TASK INSTRUCTIONS >>
It is required that the lines from the top of the listing through the line with "mathtext_internals.FontConstantsBase.sub1 = 0.9" be reproduced exactly, excluding pictures.

DATA EXTRACT >>
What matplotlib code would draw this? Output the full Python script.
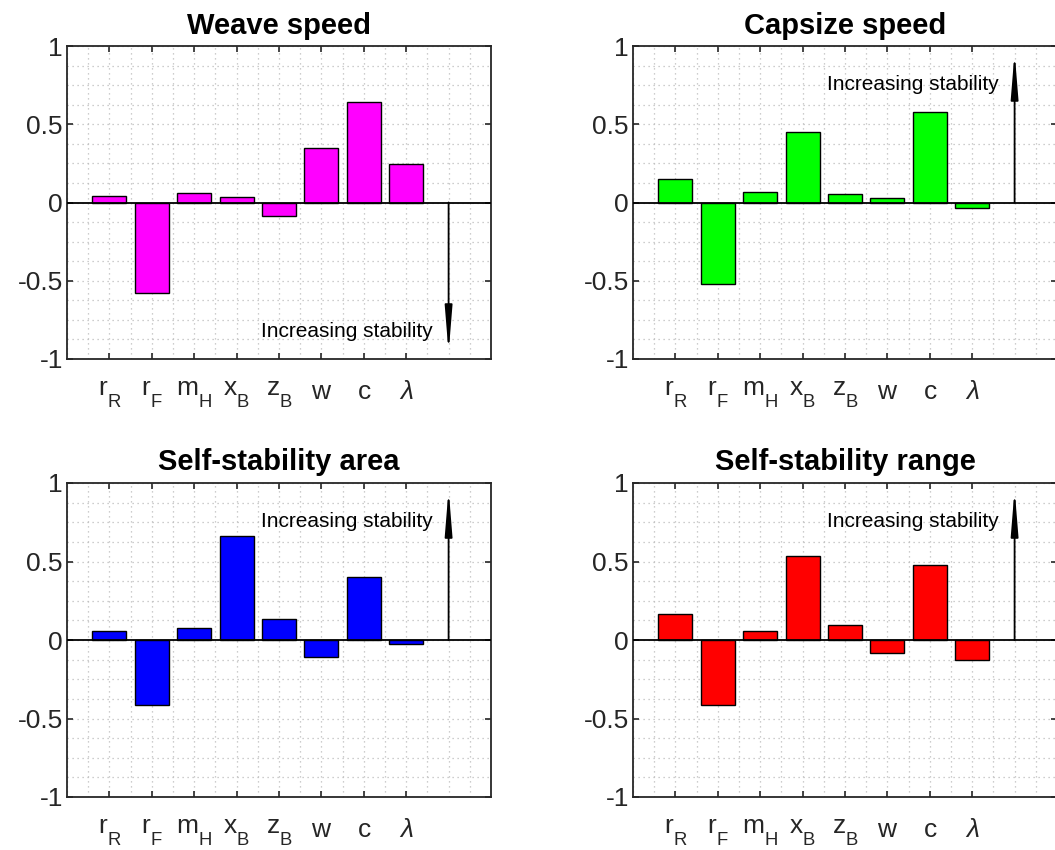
import numpy as np
import matplotlib

matplotlib.use("Agg")
import matplotlib.pyplot as plt
import matplotlib._mathtext as mathtext_internals
from matplotlib.ticker import MultipleLocator

plt.rcParams["font.family"] = ["Liberation Sans", "DejaVu Sans"]
plt.rcParams["mathtext.fontset"] = "custom"
plt.rcParams["mathtext.rm"] = "Liberation Sans"
plt.rcParams["mathtext.it"] = "Liberation Sans:italic"

# drop the subscripts a bit lower, like the TeX labels in the original
mathtext_internals.FontConstantsBase.sub1 = 0.9

# -----------------------------------------------------------------------------

labels = [r"$\mathrm{r_R}$", r"$\mathrm{r_F}$", r"$\mathrm{m_H}$", r"$\mathrm{x_B}$",
          r"$\mathrm{z_B}$", r"$\mathrm{w}$", r"$\mathrm{c}$", r"$\lambda$"]

weave = [0.042, -0.58, 0.059, 0.038, -0.085, 0.348, 0.641, 0.246]
capsize = [0.149, -0.519, 0.064, 0.451, 0.057, 0.028, 0.581, -0.038]
area = [0.055, -0.411, 0.076, 0.661, 0.131, -0.108, 0.403, -0.025]
rng = [0.167, -0.417, 0.059, 0.532, 0.095, -0.085, 0.479, -0.125]

titles = ["Weave speed", "Capsize speed", "Self-stability area", "Self-stability range"]
colors = ["#ff00ff", "#00ff00", "#0000ff", "#ff0000"]
series = [weave, capsize, area, rng]
# +1: stability grows upward, -1: downward
direction = [-1, 1, 1, 1]

# -----------------------------------------------------------------------------

fig = plt.figure(figsize=(10.55, 8.5), dpi=100)

W = 424 / 1055
boxes = [
    (67 / 1055, 491 / 850, W, 313 / 850),
    (633 / 1055, 491 / 850, W, 313 / 850),
    (67 / 1055, 53 / 850, W, 314 / 850),
    (633 / 1055, 53 / 850, W, 314 / 850),
]

x = np.arange(1, len(labels) + 1)
dark = "#262626"

for box, title, color, vals, d in zip(boxes, titles, colors, series, direction):
    ax = fig.add_axes(box)
    ax.bar(x, vals, width=0.8, color=color, edgecolor="k", linewidth=1.0, zorder=3)
    ax.axhline(0, color="k", linewidth=1.3, zorder=4)

    ax.set_xlim(0, 10)
    ax.set_ylim(-1, 1)
    ax.set_xticks(x)
    ax.set_xticklabels(labels)
    ax.set_yticks([-1, -0.5, 0, 0.5, 1])
    ax.set_yticklabels(["-1", "-0.5", "0", "0.5", "1"])
    ax.xaxis.set_minor_locator(MultipleLocator(0.5))
    ax.yaxis.set_minor_locator(MultipleLocator(0.125))

    ax.grid(which="both", linestyle=(0, (1, 3)), color="#bdbdbd", linewidth=0.9, zorder=0)
    ax.set_axisbelow(True)

    ax.tick_params(which="major", direction="in", length=4.5, width=1.2,
                   top=True, right=True, colors=dark, labelsize=19)
    ax.tick_params(which="minor", length=0)
    ax.tick_params(axis="x", pad=15)
    ax.tick_params(axis="y", pad=3)
    for s in ax.spines.values():
        s.set_linewidth(1.3)
        s.set_color(dark)

    ax.set_title(title, fontsize=21, fontweight="bold", pad=9)

    # arrow and note
    tip = 0.96 * d
    ax.annotate("", xy=(9, tip), xytext=(9, 0),
                arrowprops=dict(arrowstyle="-|>,head_length=2.7,head_width=0.22",
                                color="k", linewidth=1.3, shrinkA=0, shrinkB=0),
                zorder=5)
    ax.text(8.62, 0.79 * d - 0.035, "Increasing stability", ha="right", va="center",
            fontsize=15, color="k", zorder=5)

fig.savefig("out.png", dpi=100)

REPLY TO THE TASK >>
What matplotlib code would draw this? Output the full Python script.
import numpy as np
import matplotlib

matplotlib.use("Agg")
import matplotlib.pyplot as plt
import matplotlib._mathtext as mathtext_internals
from matplotlib.ticker import MultipleLocator

plt.rcParams["font.family"] = ["Liberation Sans", "DejaVu Sans"]
plt.rcParams["mathtext.fontset"] = "custom"
plt.rcParams["mathtext.rm"] = "Liberation Sans"
plt.rcParams["mathtext.it"] = "Liberation Sans:italic"

# drop the subscripts a bit lower, like the TeX labels in the original
mathtext_internals.FontConstantsBase.sub1 = 0.9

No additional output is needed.